# Check Out My Project



## RnJ (Mar 21, 2010)

Me and a friend are working on some tunes and hope to release an EP this year. So far, our working title has been Tremblin' T & the Sufferin' Succotash. You can hear a clip from an unmastered song at Tremblin' T & the Sufferin' Succotash on MySpace Music - Free Streaming MP3s, Pictures & Music Downloads


----------



## RnJ (Apr 3, 2011)

So, we finished recording, mixing, mastering and make the EP ourselves.

The songs range from lo-fi hip-hop to crust-club, 90s dance to and sounds like a 90s pop concert being held in a thrift store.
Recommended if you like: The Knife, The xx, Boney M., Gorillaz, Chromeo.

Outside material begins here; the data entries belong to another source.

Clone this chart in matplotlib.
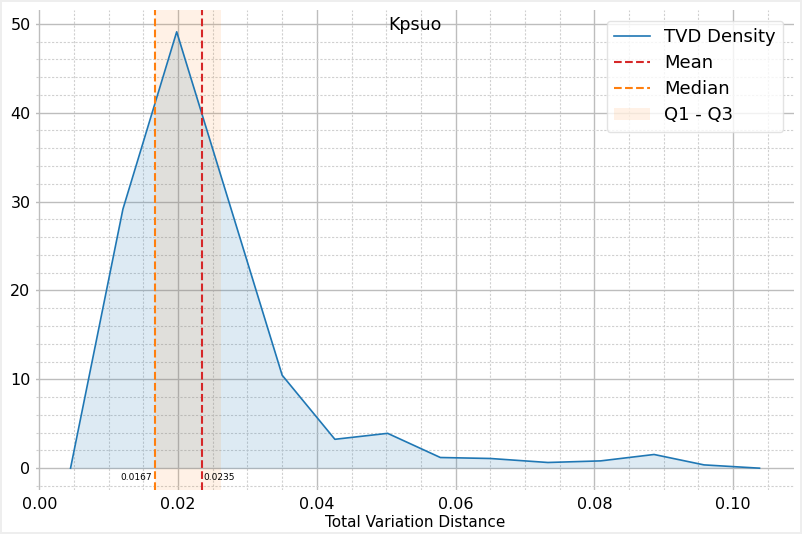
import matplotlib
matplotlib.use("Agg")
import matplotlib.pyplot as plt
from matplotlib.ticker import MultipleLocator, FormatStrFormatter

# 读取自图中的数据
tvd_x = [0.0045, 0.01205, 0.0198, 0.0350, 0.0426, 0.0502, 0.0578,
         0.0650, 0.0733, 0.0809, 0.0886, 0.0958, 0.1038]
tvd_density = [0.0, 29.15, 49.1, 10.46, 3.25, 3.92, 1.2,
               1.09, 0.64, 0.82, 1.54, 0.37, 0.0]
mean_val = 0.0235
median_val = 0.0167
q1_val = 0.0167
q3_val = 0.0262
title = "Kpsuo"

fig = plt.figure(figsize=(8.02, 5.34), dpi=100)
fig.patch.set_edgecolor("#eeeeee")
fig.patch.set_linewidth(1.5)
ax = fig.add_axes([0.045, 0.0824, 0.945, 0.8989])

ax.plot(tvd_x, tvd_density, color="#1f77b4", lw=1.2, label="TVD Density", zorder=3)
ax.fill_between(tvd_x, tvd_density, color="#1f77b4", alpha=0.15, lw=0)
ax.axvline(mean_val, color="#d62728", ls="--", lw=1.5, label="Mean", zorder=4)
ax.axvline(median_val, color="#ff7f0e", ls="--", lw=1.5, label="Median", zorder=4)
ax.axvspan(q1_val, q3_val, color="#ff7f0e", alpha=0.1, lw=0, label="Q1 - Q3")

ax.text(median_val - 0.0004, -1.1, f"{median_val:.4f}", ha="right", va="center", fontsize=6.5)
ax.text(mean_val + 0.0001, -1.1, f"{mean_val:.4f}", ha="left", va="center", fontsize=6.5)

ax.set_title(title, fontsize=12.5, y=0.94)
ax.set_xlabel("Total Variation Distance", fontsize=11, labelpad=2)

ax.xaxis.set_major_locator(MultipleLocator(0.02))
ax.xaxis.set_minor_locator(MultipleLocator(0.005))
ax.yaxis.set_major_locator(MultipleLocator(10))
ax.yaxis.set_minor_locator(MultipleLocator(2))
ax.xaxis.set_major_formatter(FormatStrFormatter("%.2f"))
ax.grid(which="major", color="#bdbdbd", lw=1.0, ls="-")
ax.grid(which="minor", color="#d0d0d0", lw=0.8, ls=(0, (2, 1.5)))
ax.set_axisbelow(True)
ax.tick_params(which="both", length=0, labelsize=11.5)
ax.tick_params(axis="x", pad=5)
ax.tick_params(axis="y", pad=4)
for sp in ax.spines.values():
    sp.set_visible(False)

leg = ax.legend(loc="upper right", fontsize=13, framealpha=0.8, edgecolor="#dddddd",
                borderaxespad=0.6, labelspacing=0.45)

fig.savefig("out.png", dpi=100)
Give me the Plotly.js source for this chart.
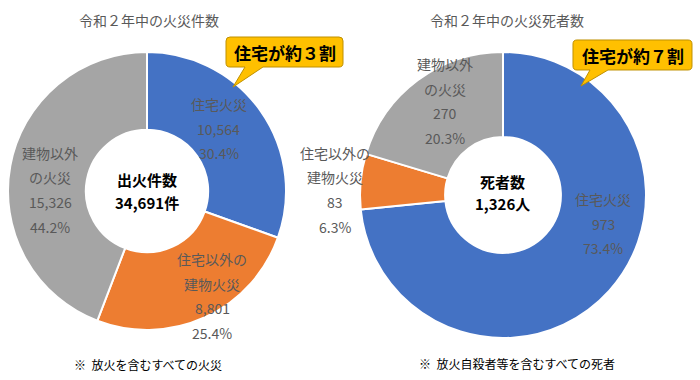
<!DOCTYPE html>
<html><head><meta charset="utf-8">
<script src="https://cdn.plot.ly/plotly-3.0.1.min.js"></script>
<style>html,body{margin:0;padding:0;background:#fff}#chart{width:700px;height:380px}</style>
</head><body><div id="chart"></div>
<script>
// ---- data ----
const categories = ['住宅火災', '住宅以外の\n建物火災', '建物以外\nの火災'];
const fireCounts = [10564, 8801, 15326];
const firePercents = [30.4, 25.4, 44.2];
const deathCounts = [973, 83, 270];
const deathPercents = [73.4, 6.3, 20.3];
const chartTitles = ['令和２年中の火災件数', '令和２年中の火災死者数'];
const centerLabels = ['出火件数', '死者数'];
const totalLabels = ['34,691件', '1,326人'];
const calloutTexts = ['住宅が約３割', '住宅が約７割'];
const footnotes = ['※  放火を含むすべての火災', '※  放火自殺者等を含むすべての死者'];

// ---- styling / layout helpers ----
const W = 700, H = 380;
const px = x => x / W;
const py = y => 1 - y / H;
const colors = ['#4472C4', '#ED7D31', '#A5A5A5'];
const FONT = '"Noto Sans CJK JP", "Noto Sans", sans-serif';
const labelColor = '#595959';

const pies = [
  {values: fireCounts, pcts: firePercents, box: [8, 52, 286, 330], hole: 0.44,
   labelPos: [[219, 104], [212, 259], [50, 153]], center: [147, 180, 202.5], title: [149, 20],
   callout: {box: [226, 37, 343, 67], w: [245, 263], tip: [233, 87]}, foot: [148, 364]},
  {values: deathCounts, pcts: deathPercents, box: [360, 52, 646, 338], hole: 0.405,
   labelPos: [[603, 199], [335, 153], [445, 64]], center: [503, 181, 203.5], title: [507, 20],
   callout: {box: [573, 40, 692, 70], w: [590, 608], tip: [581, 86]}, foot: [517, 363]}
];

const data = [];
const annotations = [];
const shapes = [];
const lineGap = 24.5;

function callout(c) {
  const [x0, y0, x1, y1] = c.box, r = 4;
  const P = (x, y) => px(x).toFixed(5) + ',' + py(y).toFixed(5);
  return 'M' + P(x0 + r, y0) + ' L' + P(x1 - r, y0) + ' Q' + P(x1, y0) + ' ' + P(x1, y0 + r) +
    ' L' + P(x1, y1 - r) + ' Q' + P(x1, y1) + ' ' + P(x1 - r, y1) +
    ' L' + P(c.w[1], y1) + ' L' + P(c.tip[0], c.tip[1]) + ' L' + P(c.w[0], y1) +
    ' L' + P(x0 + r, y1) + ' Q' + P(x0, y1) + ' ' + P(x0, y1 - r) +
    ' L' + P(x0, y0 + r) + ' Q' + P(x0, y0) + ' ' + P(x0 + r, y0) + ' Z';
}

function ann(text, x, y, size, color, bold) {
  annotations.push({text: bold ? '<b>' + text + '</b>' : text, xref: 'paper', yref: 'paper',
    x: px(x), y: py(y), xanchor: 'center', yanchor: 'middle', showarrow: false,
    font: {family: FONT, size: size, color: color}});
}

pies.forEach((p, i) => {
  const [bx0, by0, bx1, by1] = p.box;
  data.push({
    type: 'pie', values: p.values, labels: categories.map(c => c.replace('\n', '')),
    sort: false, direction: 'clockwise', rotation: 0, hole: p.hole,
    marker: {colors: colors, line: {color: '#ffffff', width: 2}},
    textinfo: 'none', hoverinfo: 'none', showlegend: false,
    domain: {x: [px(bx0), px(bx1)], y: [py(by1), py(by0)]}
  });
  // slice labels
  p.values.forEach((v, k) => {
    const lines = categories[k].split('\n').concat([v.toLocaleString('en-US'), p.pcts[k].toFixed(1) + '%']);
    lines.forEach((t, j) => ann(t, p.labelPos[k][0], p.labelPos[k][1] + j * lineGap, 14, labelColor, false));
  });
  // center
  ann(centerLabels[i], p.center[0], p.center[1], 15, '#000000', true);
  ann(totalLabels[i], p.center[0], p.center[2], 15, '#000000', true);
  // title
  ann(chartTitles[i], p.title[0], p.title[1], 14, labelColor, false);
  // footnote
  ann(footnotes[i], p.foot[0], p.foot[1], 12, '#000000', false);
  // callout
  shapes.push({type: 'path', xref: 'paper', yref: 'paper', path: callout(p.callout),
    fillcolor: '#FFC000', line: {color: '#BF9000', width: 1}, layer: 'above'});
  const cb = p.callout.box;
  ann(calloutTexts[i], (cb[0] + cb[2]) / 2, (cb[1] + cb[3]) / 2 + 0.5, 17, '#000000', true);
});

const layout = {
  width: W, height: H, margin: {l: 0, r: 0, t: 0, b: 0},
  paper_bgcolor: '#ffffff', plot_bgcolor: '#ffffff',
  annotations: annotations, shapes: shapes, showlegend: false,
  font: {family: FONT}
};
Plotly.newPlot('chart', data, layout, {displayModeBar: false, staticPlot: true});
</script></body></html>
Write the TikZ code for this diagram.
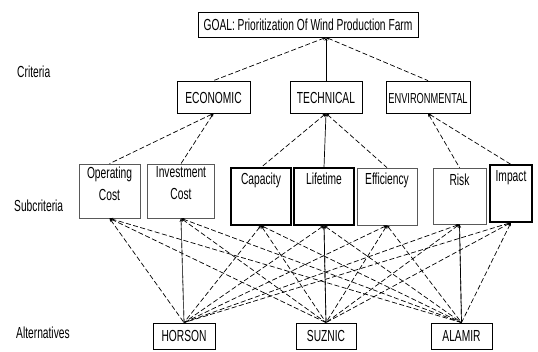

You can hear demos and remixes, plus one of the EP songs (The Mincester of Muenster) at: Trembling T & the Sufferin' Succotash | Toronto, ON, CA | Alternative / Indie Pop / New Wave | Music, Lyrics, Songs, and Videos | ReverbNation

You can download the EP from: TT&tSS-TT&tSS-EP-2011.rar







TREMBLING T & THE SUFFERIN' SUCCOTASH - Trembling T & the Sufferin' Succotash (EP)
Release Date: March 22, 2011
Label: Indepedent
Length:19:12
Synopsis: Hand-made debut, very limited to 33 copies.

Tracklist:
1. Photovoltaic
2. The Mincester of Muenster
3. Get Your Dirty On
4. Jangle Me Timbers


----------



## wizehop (Apr 3, 2011)

Always love your photos man...whens the tour?

I'm liking the "not over" remix


----------



## RnJ (Apr 3, 2011)

At this point there is not much hope of that, wizehop.


----------



## Uncle Mom (Apr 9, 2011)

wizehop said:


> Always love your photos man...whens the tour?
> 
> I'm liking the "not over" remix



me too.

keep up the good work. keep me posted on other projects, too....


----------



## makan kotoran (May 15, 2011)

nice work man.
Is that an Omnichord I see in the Reverbnation Pic?


----------



## RnJ (May 15, 2011)

Good eye. It sure is.


----------